Energy firms to get new low-carbon incentives

  • Published

The government is to guarantee prices for electricity to persuade the private sector to invest in new low-carbon forms of generation.

The move is part of a range of proposals outlined by Energy Secretary Chris Huhne.

Mr Huhne dismissed reports that consumers' electricity bills could rise by £500 a year as a result of the measures as "absolutely bonkers".

He said prices would rise by less than they would without the measures.

'Sustainable future'

Mr Huhne said the government's proposals were fourfold:

  • to increase the long-term certainty about investment in power generation by providing greater support to the price of carbon to encourage new entrants into the market
  • to introduce long-term contracts for low carbon generation to make clean energy more attractive, including top up payments to low carbon generators if the wholesale price of electricity is low
  • to make additional payments to develop reserve plants to ensure "the lights stay on" during periods of high demand
  • to limit the amount of carbon emissions from "dirty" power stations, including reinforcing current requirements that new coal power stations must incorporate carbon capture and storage.

Mr Huhne said the measures "were a once-in-a-generation chance to lay the foundations for the sustainable economy of the future".

He said the recommendations would now go out for consultation, and hoped a White Paper would be in place by the Spring of next year.

Opposition MPs said they welcomed the proposed measures, but said the government must ensure that consumers did not bear their costs.

Some, however, expressed concerns that the proposals amounted to subsidies for the nuclear industry.

Mr Huhne responded by saying that subsidies would be available for all forms of low carbon power generation, whichever proved to be the most attractive.

However, he said there would be no subsidies for the construction of any plant, nuclear or otherwise.

"All risks of construction fall on the investor, not on the government," he said.

'Huge cost'

Price comparison website uSwitch has estimated that bills will rise by £500 a year if the measures are introduced.

But Mr Huhne told the BBC that the average electricity bill of £500 a year would rise by £160 a year over the next 20 years, and if the new measures were not put in place, bills would rise by £190 a year.

In fact, the Treasury has calculated that the average annual household electricity bill will be between £4 and £28 higher in 2016, but should be between £20 and £48 lower by 2030.

The industry regulator Ofgem has estimated that bills could rise by as much as 25% over the coming decade.

David Porter, chief executive of the Association of Electricity Producers said: "Politicians and the regulator seem to recognise that the huge cost of doing this will push up customers' bills.

'Best deal'

The aim of the new framework is to ensure the UK has the electricity generating capacity it needs, while still meeting its climate change targets.

"We've got to replace about a quarter of our ageing coal and nuclear power stations anyway, and since energy companies are not the Salvation Army and are going to have to make a return if they are going to make this investment, there is going to be a rise in energy bills," Mr Huhne said.

He said the new framework would provide certainty that would "remove the risks of being buffeted by oil and gas [price] shocks".

This certainty "would ensure consumers get the best possible deal by encouraging more competition into the marketplace", he added.

Energy gap

In the next 10 years a quarter of our generation capacity is due to come off line.

Roughly half of that is due to tightening environmental regulation.
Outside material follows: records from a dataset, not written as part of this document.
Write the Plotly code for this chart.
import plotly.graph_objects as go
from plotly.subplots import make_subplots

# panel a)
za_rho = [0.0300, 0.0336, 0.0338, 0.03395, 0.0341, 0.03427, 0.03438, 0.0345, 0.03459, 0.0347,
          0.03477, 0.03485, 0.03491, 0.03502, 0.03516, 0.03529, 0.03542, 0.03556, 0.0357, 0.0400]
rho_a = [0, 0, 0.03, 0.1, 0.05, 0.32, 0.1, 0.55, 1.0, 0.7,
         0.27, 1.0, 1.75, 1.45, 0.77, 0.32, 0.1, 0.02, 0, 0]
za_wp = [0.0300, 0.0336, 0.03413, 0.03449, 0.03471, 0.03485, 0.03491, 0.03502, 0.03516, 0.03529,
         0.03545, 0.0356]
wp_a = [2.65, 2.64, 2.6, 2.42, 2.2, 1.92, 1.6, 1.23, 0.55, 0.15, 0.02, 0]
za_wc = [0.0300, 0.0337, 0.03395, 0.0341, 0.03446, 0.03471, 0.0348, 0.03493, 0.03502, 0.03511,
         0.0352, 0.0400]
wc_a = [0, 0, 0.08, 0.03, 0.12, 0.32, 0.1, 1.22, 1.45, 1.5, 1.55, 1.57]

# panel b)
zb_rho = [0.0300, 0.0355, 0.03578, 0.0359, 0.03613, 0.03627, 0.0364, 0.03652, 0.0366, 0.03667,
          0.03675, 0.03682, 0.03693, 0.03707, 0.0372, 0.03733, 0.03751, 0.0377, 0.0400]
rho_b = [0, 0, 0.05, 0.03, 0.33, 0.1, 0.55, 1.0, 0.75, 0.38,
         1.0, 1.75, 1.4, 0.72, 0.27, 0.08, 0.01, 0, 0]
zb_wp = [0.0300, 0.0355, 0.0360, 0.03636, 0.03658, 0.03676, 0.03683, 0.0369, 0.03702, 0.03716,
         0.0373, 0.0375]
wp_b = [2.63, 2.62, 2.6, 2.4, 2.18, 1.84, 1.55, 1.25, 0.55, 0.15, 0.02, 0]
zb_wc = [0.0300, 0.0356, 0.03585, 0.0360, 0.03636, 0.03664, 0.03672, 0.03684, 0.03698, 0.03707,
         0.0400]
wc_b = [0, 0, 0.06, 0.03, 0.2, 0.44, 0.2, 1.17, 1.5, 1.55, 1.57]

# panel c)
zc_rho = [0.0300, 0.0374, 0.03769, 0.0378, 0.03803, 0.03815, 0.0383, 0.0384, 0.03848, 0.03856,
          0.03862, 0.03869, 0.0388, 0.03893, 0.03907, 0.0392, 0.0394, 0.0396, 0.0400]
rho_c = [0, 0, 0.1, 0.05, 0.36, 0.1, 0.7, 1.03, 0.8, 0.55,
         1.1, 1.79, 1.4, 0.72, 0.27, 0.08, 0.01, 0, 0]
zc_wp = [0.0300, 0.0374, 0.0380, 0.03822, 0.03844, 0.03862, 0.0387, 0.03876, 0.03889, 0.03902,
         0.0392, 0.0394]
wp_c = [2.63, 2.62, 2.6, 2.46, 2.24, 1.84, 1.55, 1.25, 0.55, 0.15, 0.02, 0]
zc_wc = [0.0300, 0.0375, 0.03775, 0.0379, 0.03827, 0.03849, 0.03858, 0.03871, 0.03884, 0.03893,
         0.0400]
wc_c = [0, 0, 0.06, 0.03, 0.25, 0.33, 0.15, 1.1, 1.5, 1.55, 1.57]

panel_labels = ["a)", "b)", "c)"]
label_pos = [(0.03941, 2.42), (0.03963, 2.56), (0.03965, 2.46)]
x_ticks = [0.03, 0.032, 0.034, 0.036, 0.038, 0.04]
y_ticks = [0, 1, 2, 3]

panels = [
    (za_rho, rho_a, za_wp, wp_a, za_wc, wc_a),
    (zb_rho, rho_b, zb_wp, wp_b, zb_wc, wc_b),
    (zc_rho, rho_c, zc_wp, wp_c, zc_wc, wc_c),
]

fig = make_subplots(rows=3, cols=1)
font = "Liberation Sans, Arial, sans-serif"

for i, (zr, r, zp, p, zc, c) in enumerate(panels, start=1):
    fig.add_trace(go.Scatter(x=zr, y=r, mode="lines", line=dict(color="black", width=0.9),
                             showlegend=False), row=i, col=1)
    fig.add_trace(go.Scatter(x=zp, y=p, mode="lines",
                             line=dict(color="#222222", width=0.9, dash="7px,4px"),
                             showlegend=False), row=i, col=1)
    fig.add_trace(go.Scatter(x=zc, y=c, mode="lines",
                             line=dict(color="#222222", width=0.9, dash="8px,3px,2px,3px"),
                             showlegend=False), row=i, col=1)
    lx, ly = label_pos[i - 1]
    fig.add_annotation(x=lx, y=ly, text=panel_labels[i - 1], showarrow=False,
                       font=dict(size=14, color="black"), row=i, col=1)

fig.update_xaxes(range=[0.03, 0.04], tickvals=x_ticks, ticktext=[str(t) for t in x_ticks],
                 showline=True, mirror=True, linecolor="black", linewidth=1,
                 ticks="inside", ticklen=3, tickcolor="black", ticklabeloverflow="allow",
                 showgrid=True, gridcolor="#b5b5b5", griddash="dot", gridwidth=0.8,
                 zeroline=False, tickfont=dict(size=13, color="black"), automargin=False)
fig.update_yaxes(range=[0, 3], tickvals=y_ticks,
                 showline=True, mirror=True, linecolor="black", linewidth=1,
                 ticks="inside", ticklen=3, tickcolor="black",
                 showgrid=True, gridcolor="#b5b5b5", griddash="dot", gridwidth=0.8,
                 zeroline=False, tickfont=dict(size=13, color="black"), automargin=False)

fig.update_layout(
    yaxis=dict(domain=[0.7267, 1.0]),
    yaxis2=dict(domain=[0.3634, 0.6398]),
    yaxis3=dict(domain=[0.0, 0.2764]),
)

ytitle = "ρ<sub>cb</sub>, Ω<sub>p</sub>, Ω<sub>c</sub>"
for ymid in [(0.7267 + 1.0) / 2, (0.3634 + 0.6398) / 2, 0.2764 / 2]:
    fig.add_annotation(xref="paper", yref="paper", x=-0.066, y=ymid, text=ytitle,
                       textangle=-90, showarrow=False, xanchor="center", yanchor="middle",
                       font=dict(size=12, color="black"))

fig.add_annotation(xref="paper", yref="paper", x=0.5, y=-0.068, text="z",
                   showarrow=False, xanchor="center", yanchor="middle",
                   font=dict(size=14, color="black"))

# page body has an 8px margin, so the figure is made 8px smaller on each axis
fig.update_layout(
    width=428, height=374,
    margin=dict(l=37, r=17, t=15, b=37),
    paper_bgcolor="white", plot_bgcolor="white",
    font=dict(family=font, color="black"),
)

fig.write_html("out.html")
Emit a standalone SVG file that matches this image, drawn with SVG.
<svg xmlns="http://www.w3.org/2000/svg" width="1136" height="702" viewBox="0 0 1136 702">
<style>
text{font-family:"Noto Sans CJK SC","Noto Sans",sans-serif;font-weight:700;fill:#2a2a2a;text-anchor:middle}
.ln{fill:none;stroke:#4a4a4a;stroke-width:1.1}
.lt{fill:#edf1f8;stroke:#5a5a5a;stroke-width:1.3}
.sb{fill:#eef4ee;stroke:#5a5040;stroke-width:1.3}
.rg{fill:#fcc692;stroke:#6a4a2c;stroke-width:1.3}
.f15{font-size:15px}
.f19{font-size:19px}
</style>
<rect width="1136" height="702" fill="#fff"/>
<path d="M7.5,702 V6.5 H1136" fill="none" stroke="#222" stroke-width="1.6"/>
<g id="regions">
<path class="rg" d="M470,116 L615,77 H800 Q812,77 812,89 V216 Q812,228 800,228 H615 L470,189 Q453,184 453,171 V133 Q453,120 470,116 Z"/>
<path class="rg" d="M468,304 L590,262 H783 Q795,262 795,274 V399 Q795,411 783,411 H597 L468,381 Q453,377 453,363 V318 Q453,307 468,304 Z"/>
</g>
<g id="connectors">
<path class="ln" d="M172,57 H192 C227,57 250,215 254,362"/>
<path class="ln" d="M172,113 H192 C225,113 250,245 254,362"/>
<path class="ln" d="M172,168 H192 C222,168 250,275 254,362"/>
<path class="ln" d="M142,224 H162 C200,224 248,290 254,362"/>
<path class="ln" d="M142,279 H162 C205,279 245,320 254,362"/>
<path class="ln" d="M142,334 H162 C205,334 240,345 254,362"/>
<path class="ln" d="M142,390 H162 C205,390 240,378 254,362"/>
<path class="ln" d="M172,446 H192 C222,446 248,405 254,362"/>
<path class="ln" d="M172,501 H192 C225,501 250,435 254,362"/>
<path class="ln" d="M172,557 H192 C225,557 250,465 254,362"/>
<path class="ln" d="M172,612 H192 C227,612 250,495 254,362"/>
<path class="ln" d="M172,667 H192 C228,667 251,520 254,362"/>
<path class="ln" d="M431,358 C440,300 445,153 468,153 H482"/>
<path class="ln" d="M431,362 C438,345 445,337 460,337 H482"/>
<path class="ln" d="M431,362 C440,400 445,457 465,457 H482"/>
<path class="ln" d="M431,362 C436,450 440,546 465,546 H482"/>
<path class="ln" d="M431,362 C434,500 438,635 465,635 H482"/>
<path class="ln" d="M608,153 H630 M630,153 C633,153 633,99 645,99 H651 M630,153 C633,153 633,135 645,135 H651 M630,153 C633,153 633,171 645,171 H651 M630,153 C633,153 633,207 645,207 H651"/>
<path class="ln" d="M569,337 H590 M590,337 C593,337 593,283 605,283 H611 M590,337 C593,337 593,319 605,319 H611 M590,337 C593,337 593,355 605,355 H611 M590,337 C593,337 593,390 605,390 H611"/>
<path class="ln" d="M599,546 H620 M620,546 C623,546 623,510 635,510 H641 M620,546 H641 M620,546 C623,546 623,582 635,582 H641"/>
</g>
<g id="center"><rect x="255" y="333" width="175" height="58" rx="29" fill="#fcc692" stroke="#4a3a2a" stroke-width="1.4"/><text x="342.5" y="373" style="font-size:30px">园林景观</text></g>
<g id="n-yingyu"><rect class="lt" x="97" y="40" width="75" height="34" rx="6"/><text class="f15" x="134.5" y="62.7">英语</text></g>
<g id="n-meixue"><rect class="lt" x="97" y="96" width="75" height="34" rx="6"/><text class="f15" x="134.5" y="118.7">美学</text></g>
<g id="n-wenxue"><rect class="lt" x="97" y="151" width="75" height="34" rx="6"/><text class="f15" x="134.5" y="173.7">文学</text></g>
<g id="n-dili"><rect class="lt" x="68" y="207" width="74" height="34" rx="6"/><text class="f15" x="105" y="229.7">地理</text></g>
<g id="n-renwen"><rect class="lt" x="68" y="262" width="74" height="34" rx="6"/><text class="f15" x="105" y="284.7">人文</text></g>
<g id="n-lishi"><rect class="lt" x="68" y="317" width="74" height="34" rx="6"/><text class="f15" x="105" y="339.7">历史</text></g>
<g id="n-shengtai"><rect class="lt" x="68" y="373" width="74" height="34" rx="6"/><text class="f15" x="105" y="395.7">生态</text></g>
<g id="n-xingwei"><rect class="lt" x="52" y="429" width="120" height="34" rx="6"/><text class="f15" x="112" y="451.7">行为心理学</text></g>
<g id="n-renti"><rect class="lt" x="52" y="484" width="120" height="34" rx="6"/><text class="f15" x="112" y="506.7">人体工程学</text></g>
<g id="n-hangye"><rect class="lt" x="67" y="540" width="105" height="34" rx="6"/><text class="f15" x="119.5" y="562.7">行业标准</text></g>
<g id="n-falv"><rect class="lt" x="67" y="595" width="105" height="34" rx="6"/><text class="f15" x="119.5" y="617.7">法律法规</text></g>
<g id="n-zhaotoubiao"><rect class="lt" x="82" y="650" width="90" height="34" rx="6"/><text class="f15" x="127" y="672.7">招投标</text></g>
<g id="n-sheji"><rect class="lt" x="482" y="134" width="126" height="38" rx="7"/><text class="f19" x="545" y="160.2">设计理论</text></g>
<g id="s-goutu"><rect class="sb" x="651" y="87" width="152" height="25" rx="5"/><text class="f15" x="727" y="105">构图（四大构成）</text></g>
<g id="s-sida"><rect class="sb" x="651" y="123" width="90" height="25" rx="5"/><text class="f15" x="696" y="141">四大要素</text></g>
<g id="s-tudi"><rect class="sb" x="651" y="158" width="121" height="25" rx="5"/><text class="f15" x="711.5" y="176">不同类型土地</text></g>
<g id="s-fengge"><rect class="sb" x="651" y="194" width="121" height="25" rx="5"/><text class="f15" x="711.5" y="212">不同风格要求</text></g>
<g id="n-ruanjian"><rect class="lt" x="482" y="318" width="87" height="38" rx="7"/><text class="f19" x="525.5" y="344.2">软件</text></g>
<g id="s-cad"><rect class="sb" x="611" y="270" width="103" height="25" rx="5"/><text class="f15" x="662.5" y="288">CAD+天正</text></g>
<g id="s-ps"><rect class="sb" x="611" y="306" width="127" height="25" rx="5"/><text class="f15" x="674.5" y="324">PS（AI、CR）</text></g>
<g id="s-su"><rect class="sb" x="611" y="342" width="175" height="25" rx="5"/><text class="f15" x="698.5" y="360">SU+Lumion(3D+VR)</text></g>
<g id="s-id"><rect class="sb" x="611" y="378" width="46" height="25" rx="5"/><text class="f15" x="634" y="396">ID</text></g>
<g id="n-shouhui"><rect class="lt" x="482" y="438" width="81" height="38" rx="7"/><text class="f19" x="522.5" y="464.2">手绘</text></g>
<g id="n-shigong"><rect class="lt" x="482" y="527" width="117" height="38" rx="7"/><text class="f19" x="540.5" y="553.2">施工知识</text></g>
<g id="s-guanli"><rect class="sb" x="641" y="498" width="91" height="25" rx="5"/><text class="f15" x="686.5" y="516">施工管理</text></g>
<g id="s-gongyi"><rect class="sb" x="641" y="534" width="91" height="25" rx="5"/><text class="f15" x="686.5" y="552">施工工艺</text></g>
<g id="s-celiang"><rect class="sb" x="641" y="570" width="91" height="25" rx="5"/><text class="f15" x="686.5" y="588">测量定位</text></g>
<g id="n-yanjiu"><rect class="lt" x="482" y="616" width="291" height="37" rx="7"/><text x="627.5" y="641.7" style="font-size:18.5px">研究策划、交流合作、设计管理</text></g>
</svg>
But many of Britain's ageing nuclear plants are also due to close.

The government wants industry to build a new generation of power plants using low-carbon technologies including renewables, nuclear, and clean coal and gas.

So it is proposing a range of incentives to give investors the certainty they will need, saying its plans represent the biggest reform of the electricity generation market in 25 years.

For low carbon generation - including nuclear - it is proposing a feed-in tariff with long contracts. This will give investors a guaranteed price for their electricity.

There would be extra support for what are described as younger technologies like offshore wind and wave power.

But the government maintains that there will be no specific subsidy for nuclear.

There will also be capacity payments to ensure there is back-up plant available on those days when the wind doesn't blow.

There will be disincentives too. These will include support for the carbon price - which would make it expensive to generate power using dirty coal.

And an emissions performance target will also ensure there is no new unabated coal-fired electricity generation.

Environmental groups are likely to welcome the plans.

In a statement, Friends of the Earth described the reforms as a once-in-a-generation chance to set energy policy for the next 20 years, adding that "it's crucial the government makes the right decisions to ensure renewable power thrives instead of locking us into a dangerous high-carbon world."